> Written exercise
Copy from the first line below down to and including the line with "from matplotlib.transforms import". Skip the pictures.

+ + + +

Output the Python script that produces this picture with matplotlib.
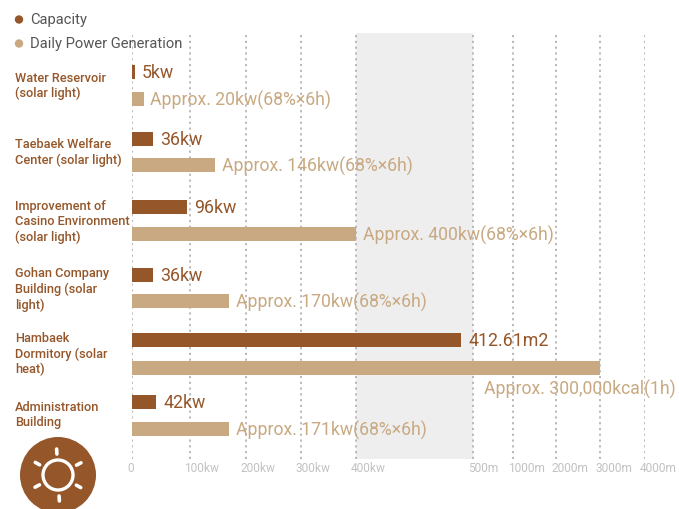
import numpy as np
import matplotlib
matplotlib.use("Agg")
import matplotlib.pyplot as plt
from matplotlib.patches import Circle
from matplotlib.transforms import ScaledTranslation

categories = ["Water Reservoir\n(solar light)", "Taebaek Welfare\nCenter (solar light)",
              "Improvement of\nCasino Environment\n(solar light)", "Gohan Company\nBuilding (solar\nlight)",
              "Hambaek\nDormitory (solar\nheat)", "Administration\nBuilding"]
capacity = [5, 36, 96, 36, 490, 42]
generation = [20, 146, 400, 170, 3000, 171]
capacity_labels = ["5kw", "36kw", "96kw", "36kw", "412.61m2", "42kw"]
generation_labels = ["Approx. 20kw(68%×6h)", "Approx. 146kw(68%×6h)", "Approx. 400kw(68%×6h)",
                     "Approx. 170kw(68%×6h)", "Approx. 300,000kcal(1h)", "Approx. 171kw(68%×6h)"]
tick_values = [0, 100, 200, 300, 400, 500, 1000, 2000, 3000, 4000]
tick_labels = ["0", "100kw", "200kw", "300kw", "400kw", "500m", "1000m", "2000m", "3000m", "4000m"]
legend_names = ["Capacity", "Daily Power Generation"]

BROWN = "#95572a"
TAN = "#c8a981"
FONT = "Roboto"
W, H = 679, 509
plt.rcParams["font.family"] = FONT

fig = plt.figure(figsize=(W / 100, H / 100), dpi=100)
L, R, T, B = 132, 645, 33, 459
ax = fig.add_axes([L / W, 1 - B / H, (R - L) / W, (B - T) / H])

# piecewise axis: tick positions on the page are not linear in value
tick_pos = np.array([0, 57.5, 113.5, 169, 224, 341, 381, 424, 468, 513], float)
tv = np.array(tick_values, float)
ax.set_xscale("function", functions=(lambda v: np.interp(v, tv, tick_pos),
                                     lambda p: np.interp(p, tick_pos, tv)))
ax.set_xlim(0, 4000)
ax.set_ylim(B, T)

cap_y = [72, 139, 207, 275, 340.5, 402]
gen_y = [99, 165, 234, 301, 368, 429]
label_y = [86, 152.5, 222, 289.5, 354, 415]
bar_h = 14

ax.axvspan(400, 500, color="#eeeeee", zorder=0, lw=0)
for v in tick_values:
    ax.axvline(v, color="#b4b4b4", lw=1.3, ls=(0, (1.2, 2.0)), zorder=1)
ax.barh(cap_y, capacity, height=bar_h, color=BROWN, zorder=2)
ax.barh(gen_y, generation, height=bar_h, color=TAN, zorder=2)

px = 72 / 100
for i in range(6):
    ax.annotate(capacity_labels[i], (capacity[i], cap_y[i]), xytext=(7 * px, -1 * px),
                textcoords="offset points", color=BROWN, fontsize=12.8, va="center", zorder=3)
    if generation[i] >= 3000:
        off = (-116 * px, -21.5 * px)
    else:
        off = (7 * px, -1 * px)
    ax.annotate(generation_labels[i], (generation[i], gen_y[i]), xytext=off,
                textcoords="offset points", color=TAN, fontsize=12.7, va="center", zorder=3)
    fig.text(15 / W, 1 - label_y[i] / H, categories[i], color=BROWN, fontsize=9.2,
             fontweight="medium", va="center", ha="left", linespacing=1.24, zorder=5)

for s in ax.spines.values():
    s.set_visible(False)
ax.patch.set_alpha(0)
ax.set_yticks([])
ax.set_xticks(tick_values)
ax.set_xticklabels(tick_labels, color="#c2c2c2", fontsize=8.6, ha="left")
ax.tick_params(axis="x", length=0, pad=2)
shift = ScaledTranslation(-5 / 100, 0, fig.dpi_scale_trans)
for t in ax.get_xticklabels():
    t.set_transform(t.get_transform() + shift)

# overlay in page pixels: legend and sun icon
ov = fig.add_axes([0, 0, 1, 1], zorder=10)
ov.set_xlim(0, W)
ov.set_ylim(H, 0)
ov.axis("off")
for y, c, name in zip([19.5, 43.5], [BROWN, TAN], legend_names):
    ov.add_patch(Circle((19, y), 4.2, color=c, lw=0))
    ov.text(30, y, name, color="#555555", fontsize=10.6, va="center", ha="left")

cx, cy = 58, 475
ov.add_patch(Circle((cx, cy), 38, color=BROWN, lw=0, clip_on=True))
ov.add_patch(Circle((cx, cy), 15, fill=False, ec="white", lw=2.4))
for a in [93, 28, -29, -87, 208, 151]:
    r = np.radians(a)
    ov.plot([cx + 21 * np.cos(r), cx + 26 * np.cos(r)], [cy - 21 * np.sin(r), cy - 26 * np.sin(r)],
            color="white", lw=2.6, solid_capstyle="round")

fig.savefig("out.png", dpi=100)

+ + + +

> Expected output
Output the Python script that produces this picture with matplotlib.
import numpy as np
import matplotlib
matplotlib.use("Agg")
import matplotlib.pyplot as plt
from matplotlib.patches import Circle
from matplotlib.transforms import ScaledTranslation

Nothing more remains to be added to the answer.